Together, some seven Indian airlines have committed to buy about 220 aircraft of various shapes and sizes worth a mind-boggling $18 billion or Rs 72,000 crore.
Jet chairman Naresh Goyal told reporters the carrier’s order for 10 Boeing 777s and 10 single-aisle 737-800s was “just the beginning”. He said it was “looking very seriously” at Boeing’s newest plane, the 787 Dreamliner.
The airline plans to use the 777s ' to be delivered from late next year ' to start flying from New Delhi to New York’s John F. Kennedy international airport, he said.
But the boom is in domestic aviation. Analysts estimate that over the next five years, passenger traffic is set to grow 20 per cent a year.
Capt. G.R. Gopinath, founder of the start-up Air Deccan, which calls itself India’s first low-cost carrier, said: “We are focused on the domestic market. It’s growing at a phenomenal rate.”

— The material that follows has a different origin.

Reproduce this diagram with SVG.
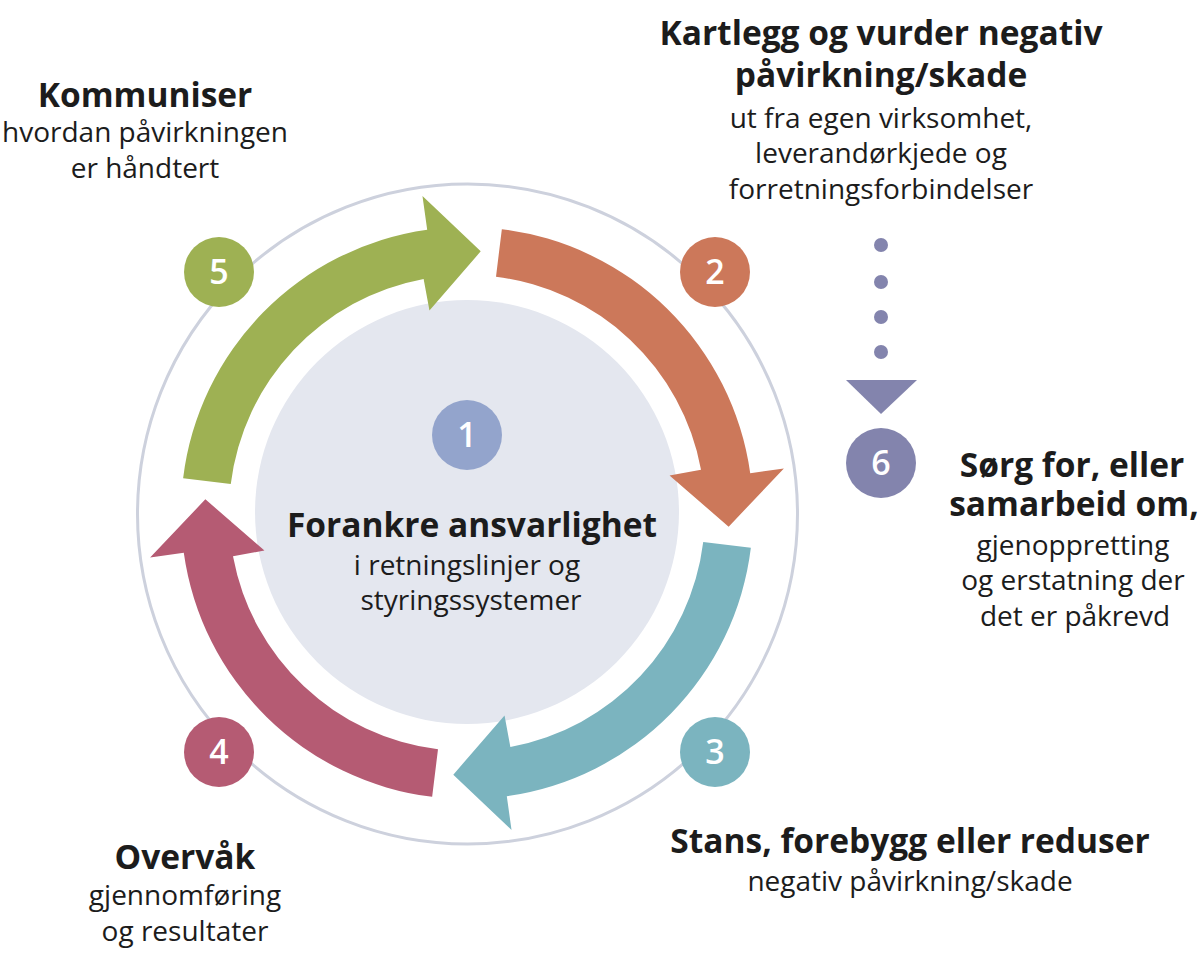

Deccan wants to buy 30 Airbus and 30 ATRs (small planes) just to service the cheap travel segment.
Le Bourget, the venue of the Paris air show, will be abuzz with Indian activity tomorrow too when Vijay Mallya’s Kingfisher Airlines will place an order for five A380s as part of a 20-plane deal with Airbus.
Mallya is booking the A380 as Kingfisher looks ahead to flying on international routes. Asked if the A380 was just one of his fads, the flamboyant Mallya, who will be present in Paris when the order is placed, said he was driven by sound business sense.
Under India’s aviation policy, a local airline has to fly at least five years in the domestic skies before winging abroad. Kingfisher started operations recently.
“You know very well that A380s will be available only by 2009. So our aircraft delivery will match government policy,” Mallya said.
“China and India could be the drivers of growth in the future,” said Airbus chief executive Noel Forgeard.
India’s present average annual air travel is just 0.1 trips per person, a fraction of the global average of 2. The Chinese took only 0.13 flights per person in 2003.
Former Indian Airlines director Robin Pathak had a word of caution: “Boom time could also translate into bust time as aviation and tourism markets are extremely sensitive to events like war, terror attacks, health alerts and bad news of any kind.”